### Brief:
Reproduce every line in the listing that contains the word "with".
[Start]
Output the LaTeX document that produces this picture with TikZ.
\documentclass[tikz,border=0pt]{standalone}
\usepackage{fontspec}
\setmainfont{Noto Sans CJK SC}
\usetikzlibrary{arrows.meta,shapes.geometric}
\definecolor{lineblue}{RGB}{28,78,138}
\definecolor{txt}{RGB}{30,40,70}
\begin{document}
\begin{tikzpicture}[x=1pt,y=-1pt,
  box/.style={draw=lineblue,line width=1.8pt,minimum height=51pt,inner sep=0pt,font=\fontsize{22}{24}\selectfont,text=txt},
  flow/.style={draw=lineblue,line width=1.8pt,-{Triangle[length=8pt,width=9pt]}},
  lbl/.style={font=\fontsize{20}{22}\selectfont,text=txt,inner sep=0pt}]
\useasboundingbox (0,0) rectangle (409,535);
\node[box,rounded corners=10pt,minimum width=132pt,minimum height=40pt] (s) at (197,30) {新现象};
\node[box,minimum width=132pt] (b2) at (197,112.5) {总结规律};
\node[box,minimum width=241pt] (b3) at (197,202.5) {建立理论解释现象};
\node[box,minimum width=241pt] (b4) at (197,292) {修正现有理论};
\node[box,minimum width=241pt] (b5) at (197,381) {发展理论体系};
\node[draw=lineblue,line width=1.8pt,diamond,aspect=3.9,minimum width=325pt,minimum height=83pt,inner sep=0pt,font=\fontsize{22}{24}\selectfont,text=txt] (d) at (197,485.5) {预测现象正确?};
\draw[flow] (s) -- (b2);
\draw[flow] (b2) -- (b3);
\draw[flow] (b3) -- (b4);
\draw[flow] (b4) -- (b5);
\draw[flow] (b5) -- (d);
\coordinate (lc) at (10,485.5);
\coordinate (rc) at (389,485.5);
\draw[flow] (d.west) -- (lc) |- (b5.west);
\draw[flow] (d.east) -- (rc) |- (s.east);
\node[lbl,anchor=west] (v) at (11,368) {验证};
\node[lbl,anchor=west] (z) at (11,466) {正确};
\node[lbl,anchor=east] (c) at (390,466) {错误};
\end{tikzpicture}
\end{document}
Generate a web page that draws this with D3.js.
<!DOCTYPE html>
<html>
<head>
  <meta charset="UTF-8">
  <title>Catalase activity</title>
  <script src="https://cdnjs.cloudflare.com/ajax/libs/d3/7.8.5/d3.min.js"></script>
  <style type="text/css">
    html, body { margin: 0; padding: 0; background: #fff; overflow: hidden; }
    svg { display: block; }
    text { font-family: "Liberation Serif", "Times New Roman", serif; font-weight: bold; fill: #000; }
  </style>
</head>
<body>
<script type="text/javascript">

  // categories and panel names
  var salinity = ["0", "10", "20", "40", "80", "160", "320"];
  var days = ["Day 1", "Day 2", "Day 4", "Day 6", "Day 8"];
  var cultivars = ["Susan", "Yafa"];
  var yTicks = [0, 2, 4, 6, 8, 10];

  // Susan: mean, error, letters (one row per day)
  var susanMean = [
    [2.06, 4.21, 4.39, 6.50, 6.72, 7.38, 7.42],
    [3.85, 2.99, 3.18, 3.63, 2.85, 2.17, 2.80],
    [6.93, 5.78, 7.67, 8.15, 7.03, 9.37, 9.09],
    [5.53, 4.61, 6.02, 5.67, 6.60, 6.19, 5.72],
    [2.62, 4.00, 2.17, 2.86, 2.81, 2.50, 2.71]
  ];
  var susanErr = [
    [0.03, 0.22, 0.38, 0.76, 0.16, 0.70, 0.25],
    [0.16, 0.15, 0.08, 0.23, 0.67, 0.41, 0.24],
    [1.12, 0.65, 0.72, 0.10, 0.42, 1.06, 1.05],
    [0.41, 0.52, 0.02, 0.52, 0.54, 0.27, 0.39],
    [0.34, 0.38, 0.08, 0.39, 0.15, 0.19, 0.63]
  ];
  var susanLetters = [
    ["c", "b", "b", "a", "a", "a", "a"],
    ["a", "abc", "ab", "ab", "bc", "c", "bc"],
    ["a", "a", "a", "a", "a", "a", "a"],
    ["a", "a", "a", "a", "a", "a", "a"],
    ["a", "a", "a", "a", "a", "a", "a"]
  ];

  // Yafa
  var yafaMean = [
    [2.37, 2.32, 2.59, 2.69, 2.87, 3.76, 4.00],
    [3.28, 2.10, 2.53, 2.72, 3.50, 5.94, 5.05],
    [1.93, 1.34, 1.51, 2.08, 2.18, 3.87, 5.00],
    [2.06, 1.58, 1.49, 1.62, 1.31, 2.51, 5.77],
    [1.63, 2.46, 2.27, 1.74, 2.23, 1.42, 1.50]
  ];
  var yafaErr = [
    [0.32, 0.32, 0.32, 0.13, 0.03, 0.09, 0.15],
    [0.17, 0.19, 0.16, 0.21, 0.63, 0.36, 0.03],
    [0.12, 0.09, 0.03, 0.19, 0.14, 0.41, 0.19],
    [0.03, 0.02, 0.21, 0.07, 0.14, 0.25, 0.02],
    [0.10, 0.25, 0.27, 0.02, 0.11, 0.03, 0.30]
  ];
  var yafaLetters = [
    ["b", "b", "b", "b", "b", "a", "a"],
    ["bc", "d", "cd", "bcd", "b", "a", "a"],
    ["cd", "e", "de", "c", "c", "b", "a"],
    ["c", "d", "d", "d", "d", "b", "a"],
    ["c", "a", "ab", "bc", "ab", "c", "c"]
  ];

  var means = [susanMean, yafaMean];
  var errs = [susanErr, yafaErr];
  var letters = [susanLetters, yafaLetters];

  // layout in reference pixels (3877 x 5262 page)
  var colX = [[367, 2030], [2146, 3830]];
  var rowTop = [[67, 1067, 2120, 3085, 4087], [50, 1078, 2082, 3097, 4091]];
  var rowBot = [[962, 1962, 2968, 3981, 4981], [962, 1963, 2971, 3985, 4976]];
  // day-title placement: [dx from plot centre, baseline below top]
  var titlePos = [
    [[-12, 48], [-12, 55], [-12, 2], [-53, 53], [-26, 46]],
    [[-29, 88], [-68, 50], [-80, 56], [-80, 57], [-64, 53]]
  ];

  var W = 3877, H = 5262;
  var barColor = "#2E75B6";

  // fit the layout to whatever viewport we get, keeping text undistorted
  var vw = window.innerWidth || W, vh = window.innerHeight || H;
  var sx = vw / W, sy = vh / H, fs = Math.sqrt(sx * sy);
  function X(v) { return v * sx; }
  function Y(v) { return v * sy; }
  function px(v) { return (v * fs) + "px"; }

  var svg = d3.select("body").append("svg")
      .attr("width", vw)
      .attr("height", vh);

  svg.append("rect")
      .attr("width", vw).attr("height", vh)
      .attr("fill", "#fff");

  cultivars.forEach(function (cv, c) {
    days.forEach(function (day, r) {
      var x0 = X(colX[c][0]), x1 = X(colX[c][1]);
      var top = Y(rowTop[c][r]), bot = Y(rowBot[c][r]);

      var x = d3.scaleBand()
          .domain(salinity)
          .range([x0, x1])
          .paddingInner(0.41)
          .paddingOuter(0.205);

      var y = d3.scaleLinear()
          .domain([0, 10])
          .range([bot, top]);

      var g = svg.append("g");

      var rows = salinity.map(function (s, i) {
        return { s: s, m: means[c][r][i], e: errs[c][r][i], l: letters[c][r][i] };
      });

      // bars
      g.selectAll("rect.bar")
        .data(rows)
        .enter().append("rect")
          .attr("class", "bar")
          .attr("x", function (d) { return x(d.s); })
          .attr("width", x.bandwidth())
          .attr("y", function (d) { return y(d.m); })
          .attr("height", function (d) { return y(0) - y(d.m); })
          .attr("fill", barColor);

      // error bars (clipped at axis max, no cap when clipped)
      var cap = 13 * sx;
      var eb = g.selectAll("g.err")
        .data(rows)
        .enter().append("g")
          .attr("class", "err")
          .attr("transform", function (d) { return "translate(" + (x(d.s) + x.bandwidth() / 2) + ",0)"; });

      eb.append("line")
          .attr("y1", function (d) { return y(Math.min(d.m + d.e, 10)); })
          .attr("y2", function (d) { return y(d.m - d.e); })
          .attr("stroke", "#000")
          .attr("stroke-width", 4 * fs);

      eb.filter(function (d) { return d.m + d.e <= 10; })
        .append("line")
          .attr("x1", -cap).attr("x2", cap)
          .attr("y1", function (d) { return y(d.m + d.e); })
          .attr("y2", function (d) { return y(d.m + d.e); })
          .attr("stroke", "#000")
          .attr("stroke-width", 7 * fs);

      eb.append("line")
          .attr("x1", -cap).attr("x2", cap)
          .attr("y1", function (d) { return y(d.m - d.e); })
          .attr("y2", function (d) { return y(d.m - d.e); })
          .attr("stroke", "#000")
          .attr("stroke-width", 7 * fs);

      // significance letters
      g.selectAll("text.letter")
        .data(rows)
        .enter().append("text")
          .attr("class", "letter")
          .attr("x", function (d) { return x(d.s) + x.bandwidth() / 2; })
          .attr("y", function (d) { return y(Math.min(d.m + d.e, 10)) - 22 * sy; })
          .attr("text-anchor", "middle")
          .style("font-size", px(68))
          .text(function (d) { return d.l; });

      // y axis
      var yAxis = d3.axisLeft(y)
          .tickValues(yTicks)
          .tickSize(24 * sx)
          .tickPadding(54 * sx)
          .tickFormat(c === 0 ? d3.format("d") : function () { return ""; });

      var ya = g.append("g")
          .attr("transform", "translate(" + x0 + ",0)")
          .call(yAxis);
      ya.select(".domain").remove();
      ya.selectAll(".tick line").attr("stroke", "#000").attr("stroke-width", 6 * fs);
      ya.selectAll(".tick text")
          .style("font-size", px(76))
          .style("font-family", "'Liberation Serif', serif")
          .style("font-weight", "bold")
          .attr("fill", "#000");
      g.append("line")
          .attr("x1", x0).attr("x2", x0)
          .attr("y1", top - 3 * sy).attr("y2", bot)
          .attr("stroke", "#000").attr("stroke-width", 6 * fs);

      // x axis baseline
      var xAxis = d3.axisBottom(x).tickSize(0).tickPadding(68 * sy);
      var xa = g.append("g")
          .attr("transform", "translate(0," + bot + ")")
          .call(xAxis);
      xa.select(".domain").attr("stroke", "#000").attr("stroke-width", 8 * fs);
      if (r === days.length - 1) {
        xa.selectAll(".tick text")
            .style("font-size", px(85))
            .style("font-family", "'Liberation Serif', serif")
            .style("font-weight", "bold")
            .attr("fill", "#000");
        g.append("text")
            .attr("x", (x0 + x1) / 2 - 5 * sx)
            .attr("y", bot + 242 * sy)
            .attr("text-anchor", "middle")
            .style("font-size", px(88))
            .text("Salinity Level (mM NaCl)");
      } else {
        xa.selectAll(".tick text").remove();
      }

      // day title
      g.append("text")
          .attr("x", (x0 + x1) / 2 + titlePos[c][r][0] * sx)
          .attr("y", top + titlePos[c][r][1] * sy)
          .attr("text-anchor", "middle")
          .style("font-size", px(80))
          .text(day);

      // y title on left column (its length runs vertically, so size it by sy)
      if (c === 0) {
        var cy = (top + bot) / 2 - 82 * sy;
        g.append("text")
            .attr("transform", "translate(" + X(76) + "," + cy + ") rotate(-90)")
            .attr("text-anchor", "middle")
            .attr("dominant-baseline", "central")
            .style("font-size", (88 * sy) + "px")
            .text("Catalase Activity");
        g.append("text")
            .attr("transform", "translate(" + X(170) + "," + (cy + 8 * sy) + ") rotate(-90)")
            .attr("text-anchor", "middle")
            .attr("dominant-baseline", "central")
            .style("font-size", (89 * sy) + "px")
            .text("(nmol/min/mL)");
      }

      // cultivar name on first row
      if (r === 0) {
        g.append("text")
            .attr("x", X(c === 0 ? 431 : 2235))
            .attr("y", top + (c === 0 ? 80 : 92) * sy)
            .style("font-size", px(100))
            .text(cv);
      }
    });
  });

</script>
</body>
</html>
[End]
### Final result:
Output the LaTeX document that produces this picture with TikZ.
Generate a web page that draws this with D3.js.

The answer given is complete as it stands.